Highlights & Insights¶
- Counterintuitive finding — reconstructed beats real: Reconstructed 3D outperforms LiDAR due to higher density and availability of confidence scores, challenging the assumption that real sensor data is always superior. This suggests that other cross-modal tasks may also benefit from substituting reconstructed data for sensor data.
- Elegant view-aware sampling design: The 60/40 allocation simultaneously ensures dense 2D–3D correspondences for the target image (enabling CMC) and retains global context (supporting 3D segmentation).
- Pure 2D inference: The 3D branch is used exclusively during training, introducing zero additional overhead at inference, making the method highly practical. The "multi-modal training, single-modal inference" paradigm is transferable to other tasks that require multi-modal data.
Limitations & Future Work¶
- The current 3D reconstruction model does not explicitly handle dynamic objects; moving objects in driving scenes introduce geometric noise.
- Video sequences are required as input for 3D reconstruction, limiting applicability to purely single-image datasets (though Cityscapes experiments show +2.7% even with single-frame reconstruction).
- The computational cost of MapAnything reconstruction itself is not discussed in detail.
- Future work: Integrating reconstruction models that explicitly handle dynamic scenes could further improve performance.
Related Work & Insights¶
- vs. SASFormer/TEL: Pure 2D methods propagate annotations within the image plane, constrained by appearance similarity; this work introduces 3D geometric constraints for cross-view propagation.
- vs. 2DPASS/Unal: These methods perform 2D→3D distillation for LiDAR segmentation; this work reverses the direction (3D→2D) and uses reconstructed geometry rather than real sensors.
- vs.

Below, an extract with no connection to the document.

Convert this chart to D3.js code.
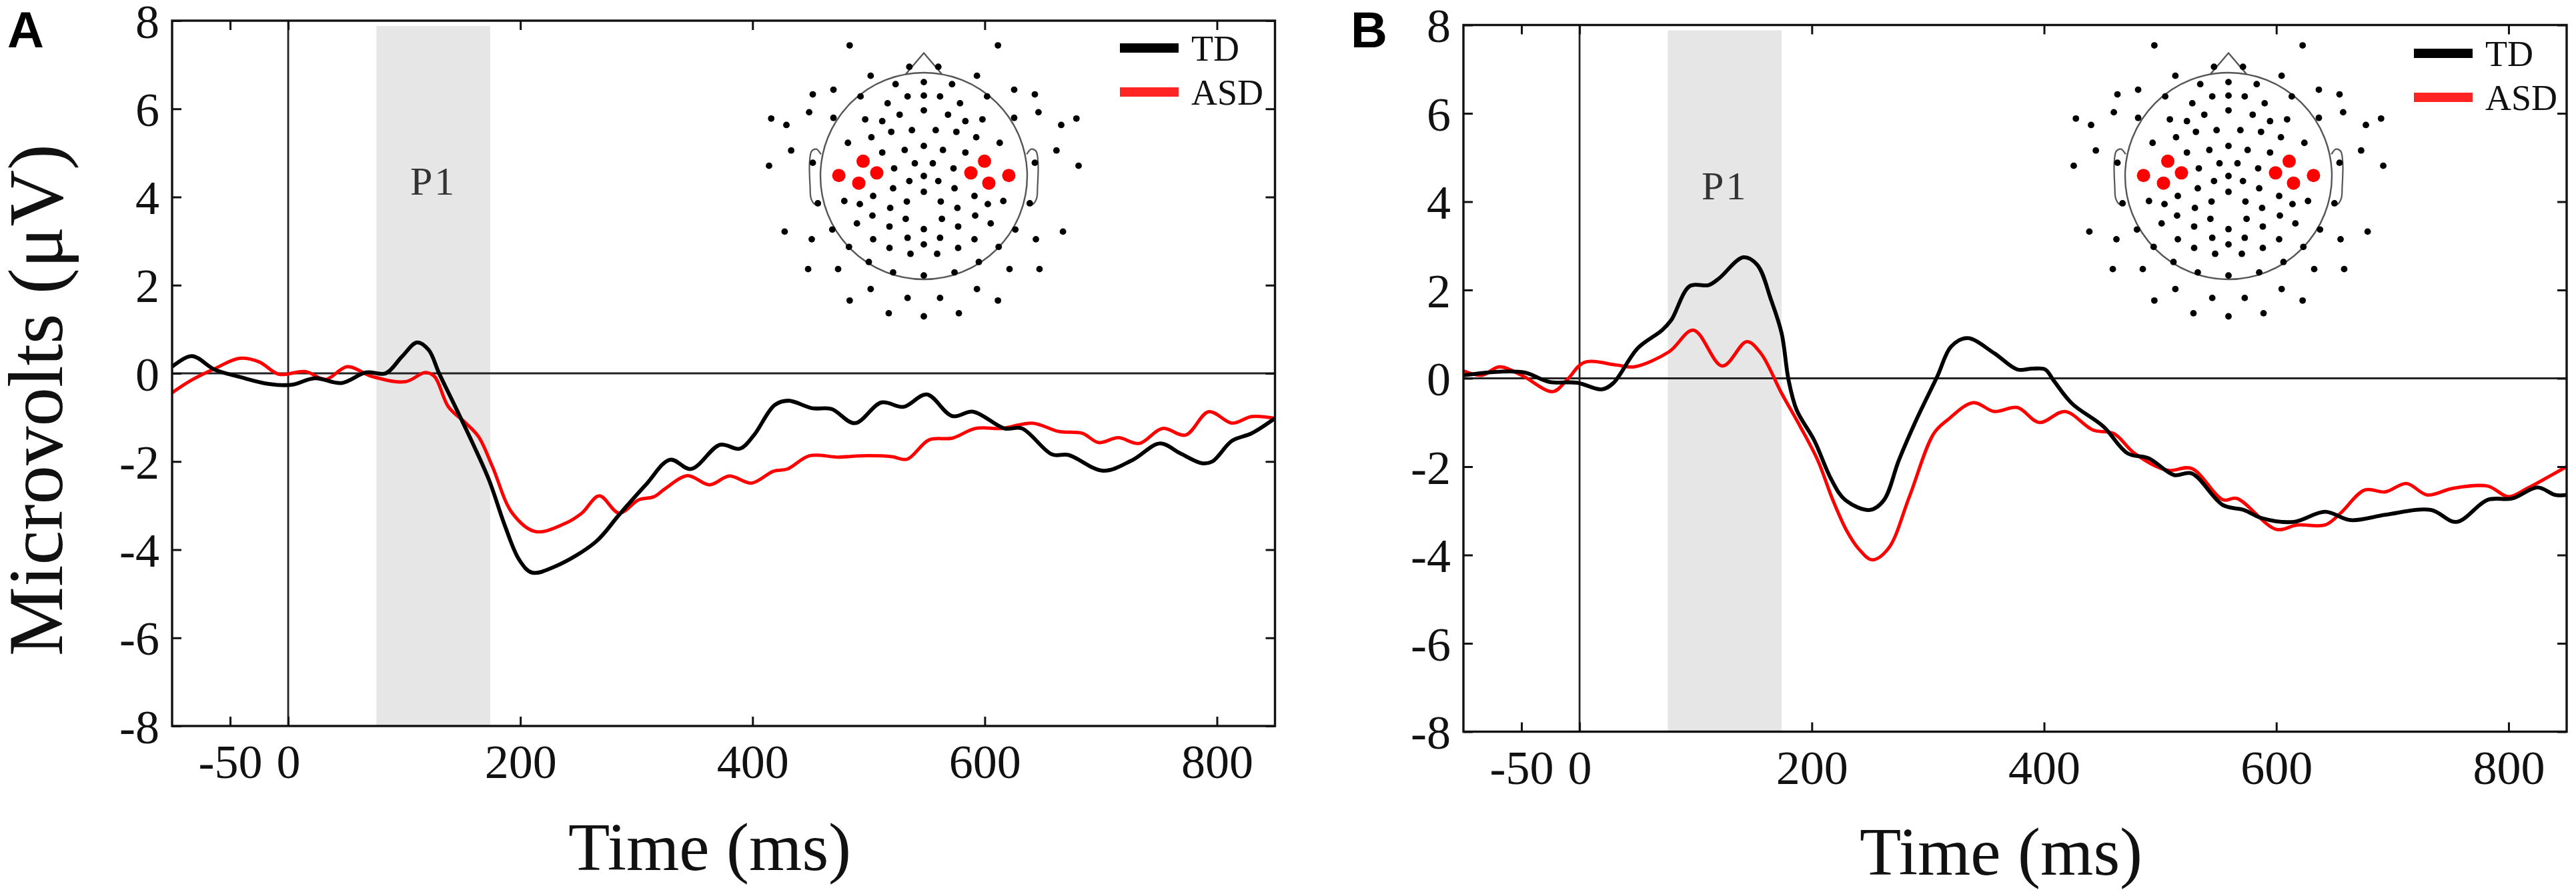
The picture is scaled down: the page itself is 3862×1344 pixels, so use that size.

WSSS with image-level labels: Point/scribble/coarse annotations provide spatial localization, which combines more effectively with 3D geometry.
Rating¶
- Novelty: ⭐⭐⭐⭐ First to introduce 3D reconstruction signals into WSSS; the direction is novel, though individual components (Mean Teacher/CMC/confidence filtering) are relatively standard.
- Experimental Thoroughness: ⭐⭐⭐⭐⭐ 4 datasets, 3 annotation types, comprehensive ablations, real vs. reconstructed 3D comparisons.
- Writing Quality: ⭐⭐⭐⭐⭐ Clear logic, rich figures, thorough ablations.
- Value: ⭐⭐⭐⭐ Highly practical (zero inference overhead), though reliance on video input limits some application scenarios.